Dongping Zhang, Angelos Chatzimparmpas, Negar Kamali, Jessica Hullman
ACM Human Factors in Computing Systems (CHI) 2024 | BEST PAPER HONORABLE MENTION
Overview diagram of our key experimental manipulations: (1) Five different covariate shifts are imposed through synthetic image corruption to create five replications of the conformal hold-out set, each containing images that are OOD. (2) Images in each conformal hold-out set are categorized by the classifier's prediction confidence for difficulty and the size of the derived set. Ten task images representative of the categories used to define each group are selected. (3) Participants label 16 task images sampled from 80 candidate images: four in-distribution and 12 OOD, balanced by difficulty and set size, presented in randomized order. (4) Based on the conditions assigned, participants may complete labeling tasks without predictions (i.e., baseline) or with access to prediction displays that vary in the content provided by uncertainty quantification (i.e., Top-1, Top-10, or prediction set).

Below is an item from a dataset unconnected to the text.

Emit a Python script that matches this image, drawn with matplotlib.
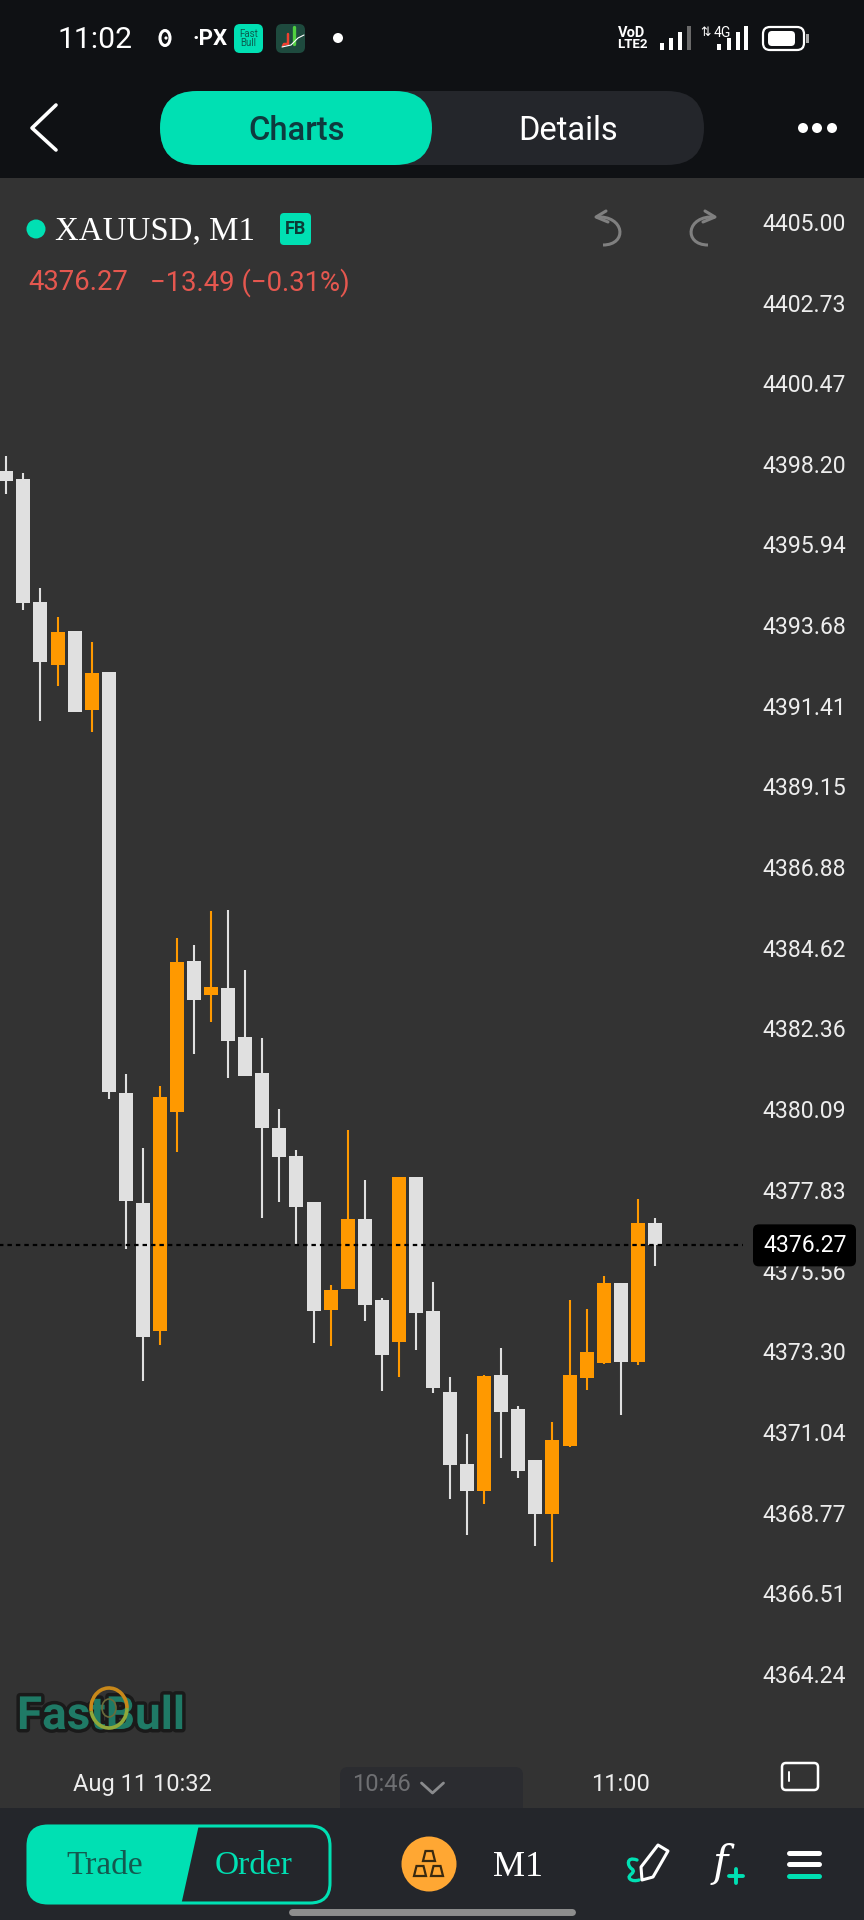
import matplotlib
matplotlib.use("Agg")
import matplotlib.pyplot as plt
import matplotlib.patheffects as pe
from matplotlib.patches import Circle, Ellipse, FancyBboxPatch, PathPatch, Polygon, Rectangle, Arc
from matplotlib.path import Path
import numpy as np

plt.rcParams['font.family'] = ['Roboto', 'DejaVu Sans']

# candles, oldest first (white = falling, orange = rising)
open_ = [4398.00, 4397.77, 4394.32, 4392.55, 4393.52, 4391.29, 4392.36, 4380.55, 4377.47, 4373.86,
         4380.01, 4384.25, 4383.29, 4383.48, 4382.12, 4381.11, 4379.56, 4378.77, 4377.49, 4374.45,
         4375.04, 4377.02, 4374.75, 4373.55, 4378.20, 4374.42, 4372.16, 4370.13, 4369.38, 4372.62,
         4371.68, 4370.24, 4368.73, 4370.65, 4372.55, 4372.98, 4375.22, 4372.99, 4376.90]
high = [4398.42, 4397.95, 4394.71, 4393.91, 4393.52, 4393.20, 4392.36, 4381.08, 4378.99, 4380.74,
        4384.91, 4384.70, 4385.64, 4385.68, 4383.99, 4382.10, 4380.10, 4378.94, 4377.49, 4375.15,
        4379.51, 4378.10, 4374.78, 4378.18, 4378.20, 4375.24, 4372.57, 4370.97, 4372.62, 4373.38,
        4371.76, 4370.25, 4371.32, 4374.73, 4374.48, 4375.41, 4375.22, 4377.56, 4377.04]
low = [4397.36, 4394.10, 4390.99, 4391.97, 4391.24, 4390.68, 4380.37, 4376.16, 4372.46, 4373.46,
       4378.89, 4381.65, 4382.53, 4380.97, 4381.02, 4377.04, 4377.49, 4376.28, 4373.54, 4373.45,
       4375.04, 4374.14, 4372.17, 4372.57, 4373.33, 4372.14, 4369.16, 4368.14, 4369.01, 4370.29,
       4369.75, 4367.83, 4367.39, 4370.60, 4372.21, 4372.94, 4371.51, 4372.91, 4375.70]
close = [4397.72, 4394.31, 4392.64, 4393.48, 4391.24, 4392.33, 4380.57, 4377.52, 4373.69, 4380.42,
         4384.21, 4383.17, 4383.53, 4382.01, 4381.02, 4379.55, 4378.76, 4377.36, 4374.43, 4375.02,
         4377.01, 4374.59, 4373.20, 4378.18, 4374.38, 4372.26, 4370.11, 4369.37, 4372.60, 4371.60,
         4369.94, 4368.72, 4370.80, 4372.62, 4373.28, 4375.22, 4373.01, 4376.89, 4376.27]

price_ticks = [4405.00, 4402.73, 4400.47, 4398.20, 4395.94, 4393.68, 4391.41, 4389.15, 4386.88, 4384.62,
               4382.36, 4380.09, 4377.83, 4375.56, 4373.30, 4371.04, 4368.77, 4366.51, 4364.24]
time_tick_idx = [8, 22, 36]
time_tick_labels = ['Aug 11 10:32', '10:46', '11:00']

last_price = 4376.27
change_text = '\u221213.49 (\u22120.31%)'

TEAL = '#00E0B3'
ORANGE = '#FF9900'
CANDLE_WHITE = '#E0E0E0'
CHART_BG = '#333333'
HEADER_BG = '#0F1114'
BAR_BG = '#24262B'
LABEL = '#EDEDED'
SERIF = 'Liberation Serif'

fig = plt.figure(figsize=(8.64, 19.2), dpi=100, facecolor=HEADER_BG)

# price chart
ax = fig.add_axes([0, (1920 - 1808) / 1920, 1, (1808 - 178) / 1920], facecolor=CHART_BG)
x = np.arange(len(close))
o = np.array(open_)
c = np.array(close)
colors = [ORANGE if c[i] > o[i] else CANDLE_WHITE for i in x]

ax.vlines(x, low, high, colors=colors, linewidth=1.5, zorder=2)
ax.bar(x, np.abs(c - o), bottom=np.minimum(o, c), width=0.82, color=colors, zorder=3)
ax.hlines(last_price, -1, 43.16, colors='black', linewidth=1.6, linestyles=(0, (2.0, 1.8)), zorder=4)

ax.set_xlim(-0.369, 50.25)
ax.set_ylim(4360.48, 4406.225)
for s in ax.spines.values():
    s.set_visible(False)

ax.yaxis.tick_right()
ax.set_yticks(price_ticks)
ax.set_yticklabels(['%.2f' % p for p in price_ticks])
ax.tick_params(axis='y', length=0, pad=-73, labelsize=16.6, labelcolor=LABEL)
ax.set_xticks(time_tick_idx)
ax.set_xticklabels(time_tick_labels)
ax.tick_params(axis='x', length=0, pad=-25.5, labelsize=17, labelcolor=LABEL)
ax.get_xticklabels()[1].set_color('#6E6F72')

# overlay in screen pixels for the app chrome
ui = fig.add_axes([0, 0, 1, 1], facecolor='none', zorder=5)
ui.set_xlim(0, 864)
ui.set_ylim(1920, 0)
ui.axis('off')


def rbox(x0, y0, x1, y1, r, fc='none', ec='none', lw=0, z=2):
    p = FancyBboxPatch((x0 + r, y0 + r), x1 - x0 - 2 * r, y1 - y0 - 2 * r,
                       boxstyle='round,pad=%s,rounding_size=%s' % (r, r),
                       fc=fc, ec=ec, lw=lw, zorder=z)
    ui.add_patch(p)
    return p


def stroke(xs, ys, color='white', lw=2.0, z=3):
    ui.plot(xs, ys, color=color, lw=lw, solid_capstyle='round', solid_joinstyle='round', zorder=z)


# footer bar and the tab behind the middle time label
ui.add_patch(Rectangle((0, 1808), 864, 112, fc=BAR_BG, ec='none', zorder=1))
ax.add_patch(FancyBboxPatch((348, 1775), 167, 60, boxstyle='round,pad=8,rounding_size=8',
                            fc='#2B2C30', ec='none', transform=ui.transData, zorder=0.5))
stroke([421.5, 432.5, 443.5], [1783, 1793, 1783], color='#8A8B8D', lw=2)

# current price tag
y_last = 1920 - ax.transData.transform((0, last_price))[1]
rbox(753, y_last - 21, 856, y_last + 21, 6, fc='black')
ui.text(763, y_last, '%.2f' % last_price, color='white', fontsize=16.6, va='center', zorder=3)

# status bar
ui.text(57, 40, '11:02', color='white', fontsize=21.7, va='center')
ui.add_patch(Ellipse((165, 38), 10, 15, fc='none', ec='white', lw=2.2))
ui.add_patch(Circle((166, 38), 1.6, fc='white'))
ui.text(192, 39, '·PX', color='white', fontsize=16, fontweight='bold', va='center')
rbox(234, 24, 263, 53, 6, fc=TEAL)
ui.text(248.5, 38.5, 'Fast\nBull', color='#0B5E50', fontsize=7, ha='center', va='center', linespacing=0.95, zorder=3)
rbox(276, 24, 305, 53, 6, fc='#1E4A3E')
stroke([283, 284, 288, 288], [46, 44, 44, 34], color='#F04030', lw=1.8)
stroke([294, 294], [27, 44], color='#50D040', lw=2.4)
stroke([282, 291, 298, 304], [47, 45, 38, 35], color='white', lw=0.8)
ui.add_patch(Circle((338, 38), 5, fc='white'))

ui.text(632, 33, 'VoD', color='white', fontsize=10.5, fontweight='bold', ha='center', va='center')
ui.text(632, 45, 'LTE2', color='white', fontsize=9.5, fontweight='bold', ha='center', va='center')
for bx, bh, bc in zip([662, 671, 680, 689], [7, 12, 18, 24], ['white', 'white', 'white', '#6A6A6A']):
    ui.add_patch(Rectangle((bx - 1.8, 50 - bh), 3.6, bh, fc=bc, ec='none'))
ui.text(722, 33, '4G', color='white', fontsize=10, ha='center', va='center')
ui.text(706, 33, '⇅', color='white', fontsize=9, ha='center', va='center', family='DejaVu Sans')
for bx, bh in zip([719, 729, 738, 746], [6, 12, 18, 24]):
    ui.add_patch(Rectangle((bx - 1.8, 50 - bh), 3.6, bh, fc='white', ec='none'))
rbox(763, 27, 804, 50, 7, ec='white', lw=1.6)
rbox(768, 31, 795, 46, 4, fc='white')
ui.add_patch(Rectangle((806, 34), 2.5, 9, fc='#AAAAAA', ec='none'))

# nav row
stroke([56, 32, 56], [105, 128, 150], lw=2.6)
rbox(160, 91, 704, 165, 37, fc=BAR_BG)
rbox(160, 91, 432, 165, 37, fc=TEAL)
ui.text(297, 130.5, 'Charts', color='#0E3B3E', fontsize=23.5, fontweight='medium', ha='center', va='center', zorder=3)
ui.text(568, 130.5, 'Details', color='white', fontsize=23.5, ha='center', va='center', zorder=3)
for dx in [803, 817, 832]:
    ui.add_patch(Circle((dx, 128), 5, fc='white'))

# instrument header
ui.add_patch(Circle((36, 229), 9.5, fc=TEAL))
ui.text(55, 231, 'XAUUSD, M1', color='white', fontsize=23.7, family=SERIF, va='center')
rbox(280, 213, 311, 245, 4, fc=TEAL)
ui.text(295.5, 229.5, 'FB', color='#0B3B36', fontsize=13, fontweight='bold', ha='center', va='center', zorder=3)
ui.text(28, 283, '%.2f' % last_price, color='#E5574F', fontsize=19.8, va='center')
ui.text(150, 283, change_text, color='#E5574F', fontsize=19.8, va='center')

# undo / redo
undo = Path([(596, 217), (625, 215), (628, 245), (603, 245)], [Path.MOVETO, Path.CURVE4, Path.CURVE4, Path.CURVE4])
redo = Path([(715, 217), (686, 215), (683, 245), (708, 245)], [Path.MOVETO, Path.CURVE4, Path.CURVE4, Path.CURVE4])
for pth in [undo, redo]:
    ui.add_patch(PathPatch(pth, fc='none', ec='#808080', lw=2.2))
stroke([606, 596, 608], [211, 217, 222], color='#808080', lw=2.2)
stroke([705, 715, 703], [211, 217, 222], color='#808080', lw=2.2)

# watermark
ui.text(17, 1716, 'FastBull', color='#1F7A66', fontsize=33, fontweight='bold', va='center',
        path_effects=[pe.withStroke(linewidth=5, foreground='#1A1A1A')])
ui.add_patch(Arc((109, 1708), 36, 40, theta1=170, theta2=360, ec='#C8881A', lw=2.6, zorder=4))
ui.add_patch(Arc((109, 1708), 36, 40, theta1=0, theta2=170, ec='#8FA83A', lw=2.6, zorder=4))
ui.add_patch(Ellipse((109, 1708), 14, 18, fc='none', ec='#6B6B3A', lw=1.2, zorder=4))

# rectangle icon next to the time axis
rbox(782, 1763, 818, 1790, 4, ec='white', lw=1.8, z=3)
stroke([789, 789], [1772, 1781], lw=1.4)

# Trade / Order button
outline = rbox(28, 1826, 330, 1903, 20, ec=TEAL, lw=2.2, z=3)
fill = Polygon([(20, 1820), (200, 1820), (180, 1910), (20, 1910)], fc=TEAL, ec='none', zorder=2)
ui.add_patch(fill)
fill.set_clip_path(outline)
ui.text(105, 1866, 'Trade', color='#14594F', fontsize=24, family=SERIF, ha='center', va='center', zorder=4)
ui.text(254, 1866, 'Order', color=TEAL, fontsize=24, family=SERIF, ha='center', va='center', zorder=4)

# symbol and timeframe
ui.add_patch(Ellipse((429, 1864), 55, 55, fc='#FFA733', ec='none', zorder=2))
for tx, ty in [(429, 1856), (420, 1871), (437, 1871)]:
    ui.add_patch(Polygon([(tx - 3.5, ty - 5), (tx + 3.5, ty - 5), (tx + 6, ty + 5), (tx - 6, ty + 5)],
                         fc='none', ec='#3A2A10', lw=1.6, zorder=3))
ui.text(518, 1868, 'M1', color='white', fontsize=26, family=SERIF, ha='center', va='center')

# drawing, indicator and menu icons
squiggle = Path([(637, 1860), (626, 1856), (627, 1866), (632, 1869), (637, 1873), (626, 1875), (630, 1879), (632, 1881), (636, 1881), (639, 1880)],
                [Path.MOVETO] + [Path.CURVE4] * 9)
ui.add_patch(PathPatch(squiggle, fc='none', ec=TEAL, lw=2.4, capstyle='round'))
ui.add_patch(Polygon([(658, 1845), (668, 1851), (653, 1877), (642, 1880), (641, 1867)],
                     fc='none', ec='white', lw=2.2, joinstyle='round'))
ui.text(720, 1864, 'f', color='white', fontsize=30, family='DejaVu Serif', style='italic', ha='center', va='center')
stroke([729, 743], [1876, 1876], color=TEAL, lw=2.8)
stroke([736, 736], [1869, 1883], color=TEAL, lw=2.8)
stroke([789, 819], [1853, 1853], lw=3.6)
stroke([789, 819], [1864, 1864], lw=3.6)
stroke([789, 819], [1876, 1876], color=TEAL, lw=3.6)

# home indicator
stroke([292, 572], [1912, 1912], color='#8E8E8E', lw=5)

fig.savefig('out.png', dpi=100, facecolor=fig.get_facecolor())
plt.close(fig)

As deep neural networks are more commonly deployed in high-stakes domains, their black-box nature makes uncertainty quantification challenging. We investigate the effects of presenting conformal prediction sets—a distribution-free class of methods for generating prediction sets with specified coverage—to express uncertainty in AI-advised decision-making. Through a large online experiment, we compare the utility of conformal prediction sets to displays of Top-1 and Top-k predictions for AI-advised image labeling. In a pre-registered analysis, we find that the utility of prediction sets for accuracy varies with the difficulty of the task: while they result in accuracy on par with or less than Top-1 and Top-k displays for easy images, prediction sets excel at assisting humans in labeling out-of-distribution (OOD) images, especially when the set size is small. Our results empirically pinpoint practical challenges of conformal prediction sets and provide implications on how to incorporate them for real-world decision-making.